About Wednesday I realized we are doing spring break this week. While we’ve done a few basics, much of our typical academics got derailed. I could have gotten everything back on track, but with Resurrection traditions to keep us occupied, I decided to just enjoy the scenery along side the tracks and get back on next week!
Today the children gathered rocks to build our tomb, which will be sealed tomorrow afternoon, and then sit solemnly until Easter morning–when the children wake and rush giggling to check it! They always act amazed to see the stone rolled away and the centurions scattered.
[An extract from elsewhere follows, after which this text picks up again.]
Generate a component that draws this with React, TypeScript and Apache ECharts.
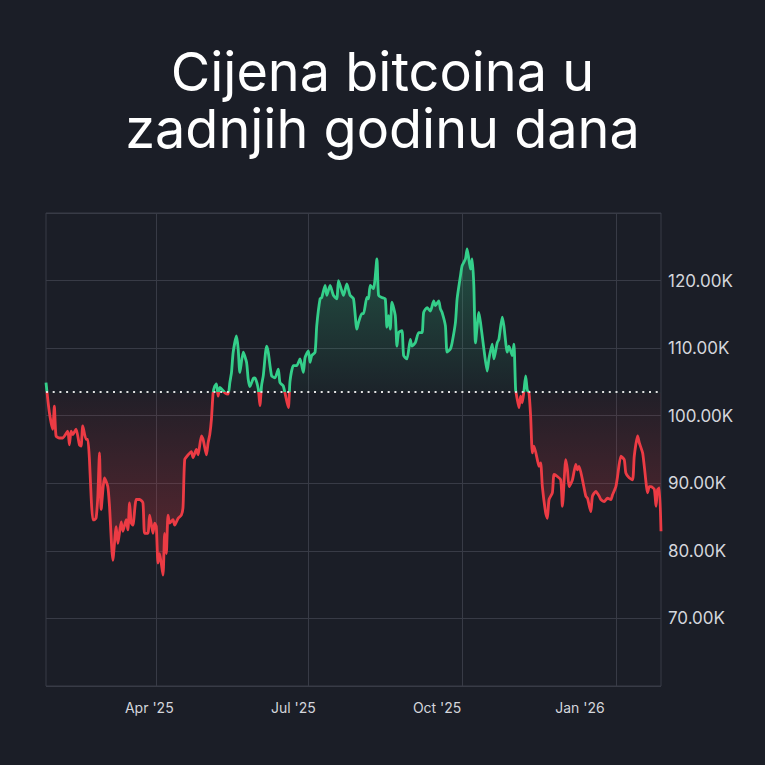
import React, { useEffect, useRef } from 'react';
import * as echarts from 'echarts';

const titleText = 'Cijena bitcoina u\nzadnjih godinu dana';
const startDate = '2025-01-25';
const totalDays = 369;

// day offset from startDate, and BTC price in thousands of USD
const dayOffsets = [
  0, 2, 4, 5, 6, 8, 10, 13, 14, 15, 16, 18, 20, 21, 22, 24, 25, 26, 27, 28,
  29, 30, 31, 32, 33, 35, 37, 38, 40, 42, 43, 45, 46, 48, 49, 50, 51, 52, 54, 56,
  58, 59, 61, 62, 64, 65, 66, 67, 68, 70, 71, 72, 73, 74, 76, 77, 79, 81, 82, 83,
  85, 87, 88, 90, 91, 93, 94, 96, 97, 98, 99, 100, 101, 102, 103, 104, 106, 107, 109, 110,
  111, 112, 114, 115, 116, 118, 120, 121, 122, 124, 125, 127, 128, 129, 130, 132, 133, 135, 137, 139,
  140, 142, 145, 146, 148, 150, 152, 154, 155, 157, 158, 159, 161, 162, 164, 165, 167, 168, 170, 172,
  174, 175, 177, 178, 180, 182, 184, 186, 187, 189, 190, 192, 193, 194, 196, 198, 199, 201, 203, 204,
  205, 206, 207, 209, 210, 211, 213, 214, 216, 218, 219, 221, 223, 225, 226, 228, 230, 232, 233, 235,
  236, 237, 239, 240, 242, 243, 245, 246, 248, 249, 251, 252, 254, 255, 256, 257, 259, 260, 262, 264,
  265, 267, 268, 270, 271, 273, 274, 276, 277, 279, 280, 281, 282, 283, 284, 285, 286, 287, 288, 289,
  290, 291, 292, 294, 295, 296, 297, 299, 300, 301, 303, 304, 306, 308, 309, 311, 312, 313, 315, 317,
  318, 319, 321, 323, 324, 326, 327, 329, 331, 332, 334, 336, 338, 339, 341, 342, 344, 346, 347, 349,
  351, 352, 354, 355, 357, 358, 360, 361, 362, 364, 365, 366, 367, 368
];
const pricesK = [
  104.9, 100.5, 98.0, 101.4, 97.0, 96.7, 96.7, 97.7, 95.7, 97.7, 97.2, 98.0, 95.7, 95.5, 98.5, 96.5, 96.5, 93.5, 88.0, 84.6,
  84.6, 84.9, 88.0, 94.5, 86.1, 90.8, 89.5, 86.6, 78.6, 83.6, 81.1, 84.3, 82.9, 84.6, 83.1, 87.1, 84.1, 83.8, 87.6, 87.6,
  87.1, 82.6, 82.6, 85.3, 82.6, 84.1, 83.6, 78.2, 79.6, 76.4, 82.6, 79.6, 85.3, 84.1, 84.6, 83.8, 84.8, 85.3, 86.5, 93.5,
  94.2, 94.7, 93.8, 95.0, 94.2, 97.0, 96.5, 94.2, 96.0, 97.2, 99.5, 103.4, 104.4, 104.7, 102.9, 104.2, 103.7, 103.4, 103.2, 104.9,
  106.4, 109.4, 111.8, 109.9, 106.4, 109.4, 107.9, 105.4, 104.3, 105.5, 105.6, 104.0, 101.5, 104.5, 105.9, 110.3, 109.4, 105.9, 105.6, 106.9,
  104.9, 104.4, 101.2, 105.1, 107.4, 107.4, 108.4, 106.4, 108.6, 109.6, 107.9, 108.9, 109.4, 113.3, 117.3, 117.5, 119.3, 117.8, 119.3, 117.8,
  117.3, 120.0, 118.5, 117.8, 119.5, 117.8, 117.3, 112.8, 113.8, 115.1, 115.1, 117.5, 117.3, 119.3, 118.8, 123.2, 117.8, 117.5, 117.3, 113.1,
  114.8, 112.8, 116.8, 114.8, 110.3, 112.3, 112.6, 108.9, 108.4, 111.3, 110.3, 110.8, 112.3, 112.3, 115.3, 116.0, 115.5, 117.0, 116.3, 117.0,
  115.8, 115.3, 113.3, 109.4, 109.9, 110.8, 113.8, 117.3, 120.7, 122.2, 123.2, 124.7, 121.7, 123.2, 119.3, 110.8, 115.3, 113.8, 109.9, 106.6,
  108.4, 110.6, 108.4, 110.8, 111.3, 114.6, 113.3, 109.4, 110.3, 108.9, 110.6, 103.9, 102.4, 101.2, 102.9, 101.9, 103.7, 105.9, 103.8, 103.4,
  99.9, 94.5, 95.5, 93.5, 92.5, 93.0, 89.5, 85.6, 84.8, 87.6, 88.6, 91.3, 91.0, 90.5, 86.6, 93.5, 92.0, 89.5, 90.5, 92.8,
  92.0, 92.5, 90.5, 88.1, 87.8, 85.8, 88.1, 88.8, 88.1, 87.6, 87.3, 87.8, 87.6, 88.3, 89.5, 91.0, 94.0, 93.5, 91.5, 90.8,
  90.5, 94.0, 97.0, 96.0, 94.5, 92.5, 88.6, 89.5, 89.5, 89.1, 86.6, 89.1, 89.3, 82.9
];

const baselinePrice = 103500;
const yMin = 60000;
const yMax = 130000;
const yStep = 10000;

const xLabelDates = ['2025-04-01', '2025-07-01', '2025-10-01', '2026-01-01'];
const xLabelTexts = ["Apr '25", "Jul '25", "Oct '25", "Jan '26"];
// visual nudge (px to the left) of each bottom label, as in the reference
const xLabelNudge = [7, 15, 25, 36];

const GREEN = '#34cf8a';
const RED = '#ec3b44';
const GRIDC = '#383b46';
const BG = '#1b1e27';
const LABELC = '#d4d6dc';

function buildCategories(): string[] {
  const [y, m, d] = startDate.split('-').map(Number);
  const base = Date.UTC(y, m - 1, d);
  const out: string[] = [];
  for (let i = 0; i < totalDays; i++) {
    const dt = new Date(base + i * 86400000);
    const mm = String(dt.getUTCMonth() + 1).padStart(2, '0');
    const dd = String(dt.getUTCDate()).padStart(2, '0');
    out.push(`${dt.getUTCFullYear()}-${mm}-${dd}`);
  }
  return out;
}

export default function App() {
  const ref = useRef<HTMLDivElement>(null);
  useEffect(() => {
    document.body.style.margin = '0';
    document.body.style.background = BG;
    const el = ref.current!;
    const chart = echarts.init(el, null, { renderer: 'svg' });
    const categories = buildCategories();
    const seriesData = dayOffsets.map((d, i) => [d, pricesK[i] * 1000]);
    const isLabelDay = (_idx: number, value: string) => xLabelDates.indexOf(value) >= 0;

    const gridTop = 213;
    const gridBottomPx = 686;
    const rich: Record<string, any> = {};
    xLabelTexts.forEach((_, i) => {
      rich['q' + i] = {
        color: LABELC,
        fontSize: 14,
        fontFamily: 'Inter',
        padding: [0, xLabelNudge[i] * 2, 0, 0],
      };
    });

    const option: any = {
      animation: false,
      backgroundColor: BG,
      title: {
        text: titleText,
        left: 'center',
        top: 38,
        textStyle: {
          color: '#ffffff',
          fontSize: 54,
          fontWeight: 400,
          lineHeight: 57,
          fontFamily: 'Inter',
        },
      },
      grid: {
        left: 46,
        right: 104,
        top: gridTop,
        bottom: 765 - gridBottomPx,
        show: true,
        borderColor: GRIDC,
        borderWidth: 1,
        backgroundColor: 'transparent',
      },
      xAxis: {
        type: 'category',
        data: categories,
        boundaryGap: false,
        axisLine: { show: false },
        axisTick: { show: false },
        axisLabel: {
          interval: isLabelDay,
          margin: 14,
          color: LABELC,
          fontSize: 14,
          fontFamily: 'Inter',
          formatter: (value: string) => {
            const i = xLabelDates.indexOf(value);
            return i >= 0 ? `{q${i}|${xLabelTexts[i]}}` : '';
          },
          rich,
        },
        splitLine: {
          show: true,
          interval: isLabelDay,
          lineStyle: { color: GRIDC, width: 1 },
        },
      },
      yAxis: {
        type: 'value',
        position: 'right',
        min: yMin,
        max: yMax,
        interval: yStep,
        axisLine: { show: false },
        axisTick: { show: false },
        axisLabel: {
          showMinLabel: false,
          showMaxLabel: false,
          margin: 7,
          color: LABELC,
          fontSize: 17,
          fontFamily: 'Inter',
          formatter: (v: number) => (v / 1000).toFixed(2) + 'K',
        },
        splitLine: { show: true, lineStyle: { color: GRIDC, width: 1 } },
      },
      visualMap: {
        type: 'piecewise',
        show: false,
        dimension: 1,
        seriesIndex: 0,
        pieces: [
          { min: yMin, max: baselinePrice, color: RED },
          { min: baselinePrice, max: yMax, color: GREEN },
        ],
        outOfRange: { color: GREEN },
      },
      series: [
        {
          type: 'line',
          data: seriesData,
          showSymbol: false,
          symbol: 'none',
          smooth: 0.2,
          lineStyle: { width: 2.8, join: 'round' },
          areaStyle: {
            origin: baselinePrice,
            color: {
              type: 'linear',
              x: 0,
              y: gridTop,
              x2: 0,
              y2: gridBottomPx,
              global: true,
              colorStops: [
                { offset: 0, color: 'rgba(52,207,138,0.5)' },
                { offset: 0.38, color: 'rgba(52,207,138,0.04)' },
                { offset: 0.38, color: 'rgba(236,59,68,0.04)' },
                { offset: 0.72, color: 'rgba(236,59,68,0.42)' },
                { offset: 1, color: 'rgba(236,59,68,0.42)' },
              ],
            },
          },
          markLine: {
            silent: true,
            symbol: ['none', 'none'],
            label: { show: false },
            lineStyle: { type: [2, 4.7], width: 2, color: '#e2e2e2' },
            data: [{ yAxis: baselinePrice }],
          },
        },
      ],
    };
    chart.setOption(option);
    return () => chart.dispose();
  }, []);
  return (
    <div
      ref={ref}
      style={{ position: 'absolute', left: 0, top: 0, width: 765, height: 765 }}
    />
  );
}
As we seal the tomb tomorrow, we will also shroud our house by using only minimal lighting needed to go about our tasks until Sunday dawns glorious. Although we use a few candles, and an occasional light when necessary to do our tasks, it is a dramatic difference from our usually sun bathed home. Two years ago in a blog post about our dimming the lights, I wrote the following,
“Preparing meals in a semi-dark kitchen, getting children dressed by the faint glow of a candle, and doing things without the wonder of the electric light-bulb is an inconvenience to which I’m unaccustomed. I catch myself reaching toward the light switch instinctively. (Which begs the question: In my daily life, do I reach as instinctively for The Light as I do for the light switch?) “
Just as we lead up to Christmas with advent readings, we’ve been leading up to the Resurrection for over a week now. We match our scripture reading up to the Ressurection Eggs to give us visible symbols for each event from Palm Sunday through the empty tomb. Each day we hide all the previous eggs (with the symbol tucked inside) and the “egg of the day” in additon. The children hunt, and then we open them in order, reviewing the previous eggs contents and symbolism each day by catechizing the youngest children about the contents and their significance of each. After opening the newest egg, we read the devotion, and the scripture to match.
On Sunday morning, the children check the tomb, we worship with our church family, then after a wonderful meal we celebrate with a family Resurrection basket (from the Easter Frog, of course). I don’t think we’ve ever put candy in the basket. Usually it is filled with family games, occasionally a movie, and other Timberdoodle type goodies.
Years ago we did a messianic Seder and I long to do it again, but just have somehow not gotten organized. I know that this year I could justify dong a Seder next month, as the Jewish Passover falls a full lunar cycle off from our Easter this time, but it seems so odd to have it after the Resurrection. I like celebrating it before, and thinking of Christ and the disciples partaking before the poignant events it shadows.
However you reflect on Christ’s sacrifice for us and His resurrection, may you have a blessed weekend of celebration and remembrance!